By Alexandria DiBenigno, senior at the University of South Florida and social media and junior PR coordinator at Conversa

On April 1, members of PRSA toured One Buc Place and met Nelson Luis, senior director of communications for the Tampa Bay Buccaneers. The tour began by congregating in the press conference room where many members were excited for the chance to take a picture behind the podium. 

Nelson then brought members to the media room and explained how each media outlet has its own station to work from. “We like to make sure the media is happy,” Nelson said with a smile, which made a room full of public relations practitioners laugh in agreement. 

Members were next brought to an auditorium where the PRSA Tampa Bay President Jennifer Dunn introduced Nelson and noted his prestigious legacy in the world of sports communications. 

Nelson began his career with the Tampa Bay Buccaneers in 1995 as an intern, but left in 1999 to follow the PGA Tour and later joined the Houston Rockets as their director of media relations, before returning to the Buccaneers in 2013. 

Nelson also described his experiences working with the coaches and players that make up Tampa’s NFL team.
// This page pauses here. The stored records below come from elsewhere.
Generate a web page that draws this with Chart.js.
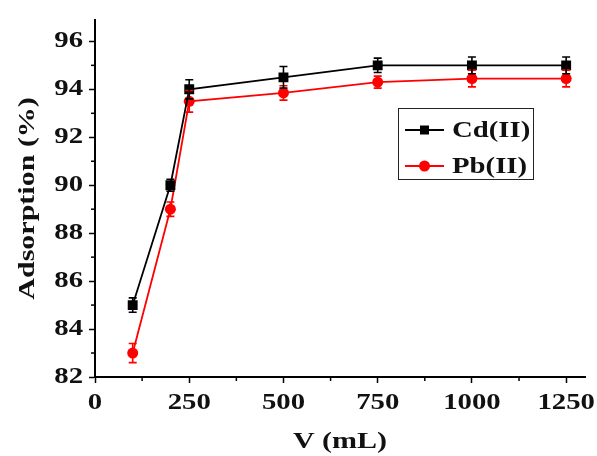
<!DOCTYPE html>
<html>
<head>
<meta charset="utf-8">
<script src="https://cdn.jsdelivr.net/npm/chart.js@4/dist/chart.umd.min.js"></script>
<style>
  html, body { margin: 0; padding: 0; background: #fff; }
  #wrap { width: 597px; height: 456px; }
</style>
</head>
<body>
<div id="wrap"><canvas id="grafico" width="597" height="456"></canvas></div>
<script>
// dati
const volumi = [100, 200, 250, 500, 750, 1000, 1250];
const cdAds = [85.0, 90.0, 94.0, 94.5, 95.0, 95.0, 95.0];
const cdErr = [0.3, 0.25, 0.4, 0.45, 0.3, 0.35, 0.35];
const pbAds = [83.0, 89.0, 93.5, 93.85, 94.3, 94.45, 94.45];
const pbErr = [0.4, 0.3, 0.45, 0.3, 0.25, 0.35, 0.35];
const xTicks = [0, 250, 500, 750, 1000, 1250];
const xMinor = [125, 375, 625, 875, 1125];
const yTicks = [82, 84, 86, 88, 90, 92, 94, 96];
const yMinor = [83, 85, 87, 89, 91, 93, 95];
const nomi = ["Cd(II)", "Pb(II)"];

const ROSSO = "rgb(255, 0, 0)";
const FONT = "'Liberation Serif', 'Times New Roman', serif";

// il testo dell'originale è più largo: allarghiamo orizzontalmente ogni fillText
const testoLargo = {
    id: "testoLargo",
    beforeDraw(chart) {
        const ctx = chart.ctx;
        if (ctx._largo) return;
        const orig = ctx.fillText.bind(ctx);
        ctx.fillText = function (t, x, y) {
            ctx.save();
            ctx.translate(x, y);
            ctx.scale(1.25, 1);
            orig(t, 0, 0);
            ctx.restore();
        };
        ctx._largo = true;
    }
};

// tacche secondarie (più corte)
const tacche = {
    id: "tacche",
    afterDraw(chart) {
        const ctx = chart.ctx;
        const xs = chart.scales.x, ys = chart.scales.y;
        const area = chart.chartArea;
        ctx.save();
        ctx.strokeStyle = "#000";
        ctx.lineWidth = 1.5;
        xMinor.forEach(v => {
            const px = xs.getPixelForValue(v);
            ctx.beginPath();
            ctx.moveTo(px, area.bottom);
            ctx.lineTo(px, area.bottom + 4);
            ctx.stroke();
        });
        yMinor.forEach(v => {
            const py = ys.getPixelForValue(v);
            ctx.beginPath();
            ctx.moveTo(area.left, py);
            ctx.lineTo(area.left - 4, py);
            ctx.stroke();
        });
        ctx.restore();
    }
};

// barre di errore
const barreErrore = {
    id: "barreErrore",
    afterDatasetsDraw(chart) {
        const ctx = chart.ctx;
        const xs = chart.scales.x, ys = chart.scales.y;
        const errori = [cdErr, pbErr];
        ctx.save();
        [1, 0].forEach(i => {
            const ds = chart.data.datasets[i];
            ctx.strokeStyle = ds.borderColor;
            ctx.lineWidth = 1.6;
            ds.data.forEach((p, j) => {
                const px = xs.getPixelForValue(p.x);
                const top = ys.getPixelForValue(p.y + errori[i][j]);
                const bot = ys.getPixelForValue(p.y - errori[i][j]);
                ctx.beginPath();
                ctx.moveTo(px, top); ctx.lineTo(px, bot);
                ctx.moveTo(px - 4, top); ctx.lineTo(px + 4, top);
                ctx.moveTo(px - 4, bot); ctx.lineTo(px + 4, bot);
                ctx.stroke();
            });
        });
        ctx.restore();
    }
};

// legenda dentro l'area del grafico, con riquadro
const legenda = {
    id: "legenda",
    afterDraw(chart) {
        const ctx = chart.ctx;
        ctx.save();
        ctx.strokeStyle = "#222";
        ctx.lineWidth = 1;
        ctx.strokeRect(398.5, 108.5, 135, 71);
        const righe = [130, 166];
        chart.data.datasets.forEach((ds, i) => {
            const y = righe[i];
            ctx.strokeStyle = ds.borderColor;
            ctx.lineWidth = 1.8;
            ctx.beginPath();
            ctx.moveTo(405, y); ctx.lineTo(444, y);
            ctx.stroke();
            ctx.fillStyle = ds.backgroundColor;
            if (ds.pointStyle === "rect") {
                ctx.fillRect(420, y - 4.5, 9, 9);
            } else {
                ctx.beginPath();
                ctx.arc(424.5, y, 5.5, 0, Math.PI * 2);
                ctx.fill();
            }
            ctx.fillStyle = "#111";
            ctx.font = "bold 23px " + FONT;
            ctx.textAlign = "left";
            ctx.textBaseline = "middle";
            ctx.fillText(nomi[i], 452, y + 1);
        });
        ctx.restore();
    }
};

new Chart(document.getElementById("grafico"), {
    type: "line",
    data: {
        datasets: [
            {
                label: nomi[0],
                data: volumi.map((v, i) => ({ x: v, y: cdAds[i] })),
                borderColor: "#000",
                backgroundColor: "#000",
                borderWidth: 1.8,
                pointStyle: "rect",
                pointRadius: 7,
                pointBorderWidth: 0,
                tension: 0
            },
            {
                label: nomi[1],
                data: volumi.map((v, i) => ({ x: v, y: pbAds[i] })),
                borderColor: ROSSO,
                backgroundColor: ROSSO,
                borderWidth: 1.8,
                pointStyle: "circle",
                pointRadius: 5.5,
                pointBorderWidth: 0,
                tension: 0
            }
        ]
    },
    options: {
        responsive: false,
        animation: false,
        layout: { padding: { top: 15, right: 12, left: 0, bottom: 0 } },
        plugins: {
            legend: { display: false },
            tooltip: { enabled: false }
        },
        scales: {
            x: {
                type: "linear",
                min: 0,
                max: 1300,
                afterBuildTicks: s => { s.ticks = xTicks.map(v => ({ value: v })); },
                afterFit: s => { s.height = 79; },
                border: { display: true, color: "#000", width: 2 },
                grid: { drawOnChartArea: false, drawTicks: true, tickLength: 6, tickColor: "#000", tickWidth: 1.5 },
                ticks: {
                    color: "#111",
                    padding: 6,
                    callback: v => String(v),
                    font: { family: FONT, size: 23, weight: "bold" }
                },
                title: {
                    display: true,
                    text: "V (mL)",
                    color: "#111",
                    padding: { top: 0, bottom: 0 },
                    font: { family: FONT, size: 24, weight: "bold" }
                }
            },
            y: {
                type: "linear",
                min: 82,
                max: 96.9,
                afterBuildTicks: s => { s.ticks = yTicks.map(v => ({ value: v })); },
                afterFit: s => { s.width = 95; },
                border: { display: true, color: "#000", width: 2 },
                grid: { drawOnChartArea: false, drawTicks: true, tickLength: 6, tickColor: "#000", tickWidth: 1.5 },
                ticks: {
                    color: "#111",
                    padding: 6,
                    callback: v => String(v),
                    font: { family: FONT, size: 23, weight: "bold" }
                },
                title: {
                    display: true,
                    text: "Adsorption (%)",
                    color: "#111",
                    padding: { top: 13, bottom: 0 },
                    font: { family: FONT, size: 24, weight: "bold" }
                }
            }
        }
    },
    plugins: [testoLargo, barreErrore, tacche, legenda]
});
</script>
</body>
</html>
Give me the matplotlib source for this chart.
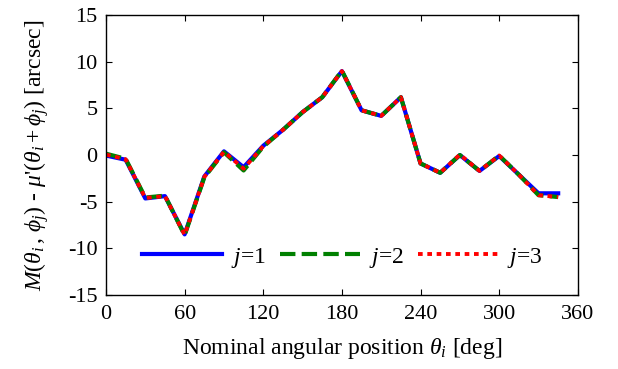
import numpy as np
import matplotlib
matplotlib.use("Agg")
import matplotlib.pyplot as plt

# nominal angular positions [deg]
theta = [0, 15, 30, 45, 60, 75, 90, 105, 120, 135, 150, 165,
         180, 195, 210, 225, 240, 255, 270, 285, 300, 315, 330, 345]

# residuals [arcsec] for each phase offset j
err_j1 = [-0.05, -0.5, -4.65, -4.4, -8.5, -2.3, 0.4, -1.3, 1.0, 2.7, 4.6, 6.2,
          9.0, 4.8, 4.2, 6.2, -0.9, -1.9, 0.0, -1.7, -0.1, -2.1, -4.1, -4.1]
err_j2 = [0.15, -0.4, -4.55, -4.35, -8.6, -2.4, 0.3, -1.65, 0.9, 2.7, 4.6, 6.2,
          9.05, 4.8, 4.2, 6.2, -0.9, -1.9, 0.0, -1.7, -0.05, -2.1, -4.3, -4.5]
err_j3 = [0.05, -0.45, -4.6, -4.4, -8.55, -2.35, 0.35, -1.45, 0.95, 2.7, 4.6, 6.2,
          9.0, 4.8, 4.2, 6.2, -0.9, -1.9, 0.05, -1.7, -0.05, -2.1, -4.3, -4.5]

plt.rcParams["font.family"] = "Liberation Serif"
plt.rcParams["mathtext.fontset"] = "custom"
plt.rcParams["mathtext.rm"] = "Liberation Serif"
plt.rcParams["mathtext.it"] = "Liberation Serif:italic"
plt.rcParams["axes.unicode_minus"] = False

fs_tick = 16
fs_lab = 17

fig = plt.figure(figsize=(6.18, 3.69), dpi=100)
ax = fig.add_axes([0.1715, 0.2005, 0.7635, 0.7585])

ax.plot(theta, err_j1, color="#0000ff", linestyle="-", linewidth=3.0, label="$j$=1")
ax.plot(theta, err_j2, color="#008000", linestyle=(0, (3.7, 1.5)), linewidth=3.0, label="$j$=2")
ax.plot(theta, err_j3, color="#ff0000", linestyle=(0, (1.2, 1.2)), linewidth=2.8, label="$j$=3")

ax.set_xlim(0, 360)
ax.set_ylim(-15, 15)
ax.set_xticks(np.arange(0, 361, 60))
ax.set_yticks(np.arange(-15, 16, 5))
ax.tick_params(direction="in", top=True, right=True, length=4, width=0.8,
               labelsize=fs_tick)
ax.tick_params(axis="x", pad=7)
ax.tick_params(axis="y", pad=6)
for s in ax.spines.values():
    s.set_linewidth(1.0)

ax.set_xlabel(r"Nominal angular position $\theta_i$ [deg]", fontsize=fs_lab, labelpad=9)
ax.set_ylabel(r"$M(\theta_i\,,\,\phi_j)$ - $\mu$'$(\theta_i + \phi_j)$ [arcsec]",
              fontsize=fs_lab, labelpad=12)

ax.legend(loc="lower center", bbox_to_anchor=(0.5, 0.015), ncol=3, frameon=False,
          fontsize=fs_lab, handlelength=3.4, handletextpad=0.35, columnspacing=0.62)

fig.savefig("out.png", dpi=100)
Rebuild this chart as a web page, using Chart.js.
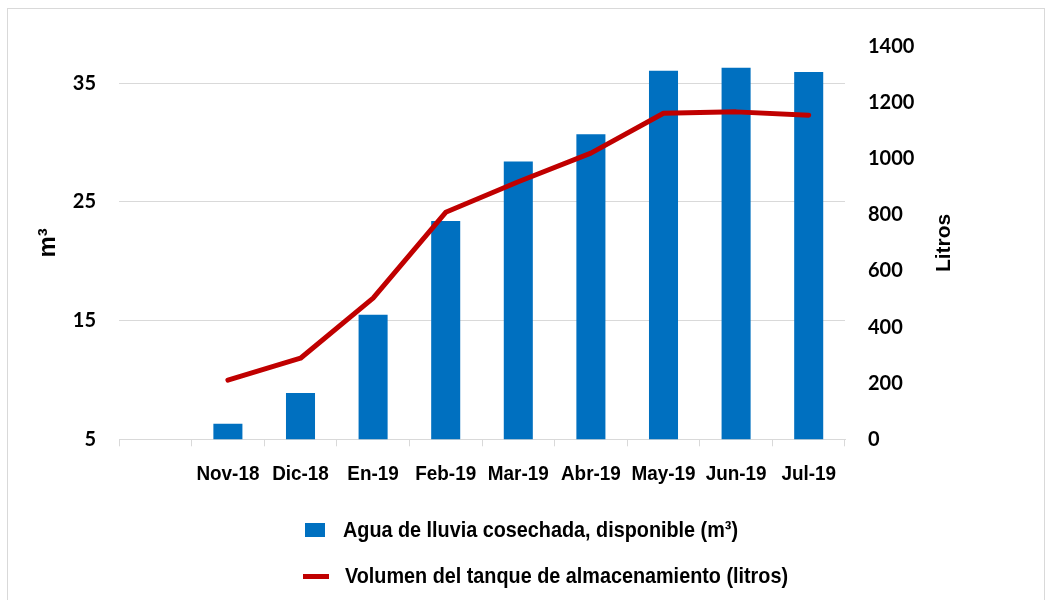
<!DOCTYPE html>
<html><head><meta charset="utf-8">
<script src="https://cdn.jsdelivr.net/npm/chart.js@4.4.0/dist/chart.umd.min.js"></script>
<style>
html,body{margin:0;padding:0;background:#fff;}
#wrap{position:relative;width:1052px;height:600px;overflow:hidden;background:#fff;}
#frame{position:absolute;left:7px;top:8px;width:1038px;height:620px;border:1px solid #d9d9d9;box-sizing:border-box;}
#c{position:absolute;left:0;top:0;}
.item{position:absolute;white-space:nowrap;font-family:"Liberation Sans",Arial,sans-serif;font-weight:bold;font-size:22px;color:#000;line-height:26px;transform:scaleX(0.9);transform-origin:0 50%;}
.mk{position:absolute;}
</style></head>
<body>
<div id="wrap">
<div id="frame"></div>
<canvas id="c" width="1052" height="600"></canvas>
<div id="legend"></div>
</div>
<script>
const categories = ["", "Nov-18", "Dic-18", "En-19", "Feb-19", "Mar-19", "Abr-19", "May-19", "Jun-19", "Jul-19"];
const aguaCosechada = [null, 6.3, 8.9, 15.5, 23.4, 28.4, 30.7, 36.05, 36.3, 35.95];
const volumenTanque = [null, 211, 289, 503, 809, 918, 1020, 1162, 1167, 1155];
const leftTicks = [5, 15, 25, 35];
const rightTicks = [0, 200, 400, 600, 800, 1000, 1200, 1400];
const seriesNames = ["Agua de lluvia cosechada, disponible (m³)", "Volumen del tanque de almacenamiento (litros)"];
const axisTitles = ["m³", "Litros"];

const BLUE = '#0070C0', RED = '#C00000', GRID = '#d9d9d9';
const tickFont = {family: 'Lato', weight: 'bold', size: 20};

// Right axis title (reads bottom-to-top like the left one) and narrow x labels
const extraText = {
  id: 'extraText',
  afterDraw(chart) {
    const ctx = chart.ctx, a = chart.chartArea;
    const s = chart.scales.y1;
    ctx.save();
    ctx.translate(s.left + 99, (a.top + a.bottom) / 2);
    ctx.rotate(-Math.PI / 2);
    ctx.font = 'bold 21px "Liberation Sans", Arial, sans-serif';
    ctx.fillStyle = '#000';
    ctx.textAlign = 'center';
    ctx.textBaseline = 'middle';
    ctx.fillText(axisTitles[1], 0, 0);
    ctx.restore();

    const x = chart.scales.x;
    ctx.save();
    ctx.font = 'bold 21px "Liberation Sans", Arial, sans-serif';
    ctx.fillStyle = '#000';
    ctx.textAlign = 'center';
    ctx.textBaseline = 'alphabetic';
    categories.forEach((lab, i) => {
      if (!lab) return;
      ctx.save();
      ctx.translate(x.getPixelForValue(i), x.top + 41);
      ctx.scale(0.9, 1);
      ctx.fillText(lab, 0, 0);
      ctx.restore();
    });
    ctx.restore();
  }
};

const chart = new Chart(document.getElementById('c'), {
  type: 'bar',
  data: {
    labels: categories,
    datasets: [
      {type: 'line', label: seriesNames[1], data: volumenTanque, yAxisID: 'y1',
       borderColor: RED, backgroundColor: RED, borderWidth: 5, pointRadius: 0,
       tension: 0, order: 0, borderCapStyle: 'round', borderJoinStyle: 'round'},
      {type: 'bar', label: seriesNames[0], data: aguaCosechada, yAxisID: 'y',
       backgroundColor: BLUE, categoryPercentage: 1, barPercentage: 0.4, order: 1}
    ]
  },
  options: {
    responsive: false, animation: false,
    layout: {padding: {left: 10, top: 46.5, right: 87, bottom: 110.7}},
    plugins: {legend: {display: false}, tooltip: {enabled: false}},
    scales: {
      x: {
        grid: {offset: true, drawOnChartArea: false, drawTicks: true, tickLength: 7, color: GRID},
        border: {color: GRID},
        ticks: {display: false, autoSkip: false},
        afterFit(s) { s.height = 50; }
      },
      y: {
        position: 'left', min: 5, max: 38.1,
        afterBuildTicks(s) { s.ticks = leftTicks.map(v => ({value: v})); },
        grid: {color: GRID, drawTicks: false},
        border: {display: false},
        ticks: {font: tickFont, color: '#000', padding: 23},
        title: {display: true, text: axisTitles[0], color: '#000',
                font: {family: '"Liberation Sans"', weight: 'bold', size: 24}, padding: {top: 23.6, bottom: 0}},
        afterFit(s) { s.width = 109; }
      },
      y1: {
        position: 'right', min: 0, max: 1400,
        afterBuildTicks(s) { s.ticks = rightTicks.map(v => ({value: v})); },
        grid: {drawOnChartArea: false, drawTicks: false},
        border: {display: false},
        ticks: {font: tickFont, color: '#000', padding: 23, callback: v => String(v)},
        afterFit(s) { s.width = 120; }
      }
    }
  },
  plugins: [extraText]
});

// HTML legend built from the chart's datasets
const legend = document.getElementById('legend');
const items = [
  {ds: chart.data.datasets[1], top: 517, mk: {left: 305, top: 523, w: 20, h: 14}, textLeft: 343},
  {ds: chart.data.datasets[0], top: 563, mk: {left: 303, top: 574, w: 26, h: 5}, textLeft: 345}
];
items.forEach(it => {
  const m = document.createElement('div');
  m.className = 'mk';
  Object.assign(m.style, {left: it.mk.left + 'px', top: it.mk.top + 'px', width: it.mk.w + 'px', height: it.mk.h + 'px', background: it.ds.backgroundColor});
  legend.appendChild(m);
  const t = document.createElement('div');
  t.className = 'item';
  t.style.left = it.textLeft + 'px';
  t.style.top = it.top + 'px';
  t.textContent = it.ds.label;
  legend.appendChild(t);
});
</script>
</body></html>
He realized during the course of his career that it’s important to not control the players and limit what they say, but instead encourage them to promote and protect the Buccaneer brand. As a result, many coaches and players have grown to trust and respect the advice given to them by Nelson and his team.

 As members exited One Buc Place, they noticed a statue showing an overjoyed team and coach after scoring a touchdown. Thank you to Nelson and his team for also showing this much passion by cheering on its team’s success in the press box.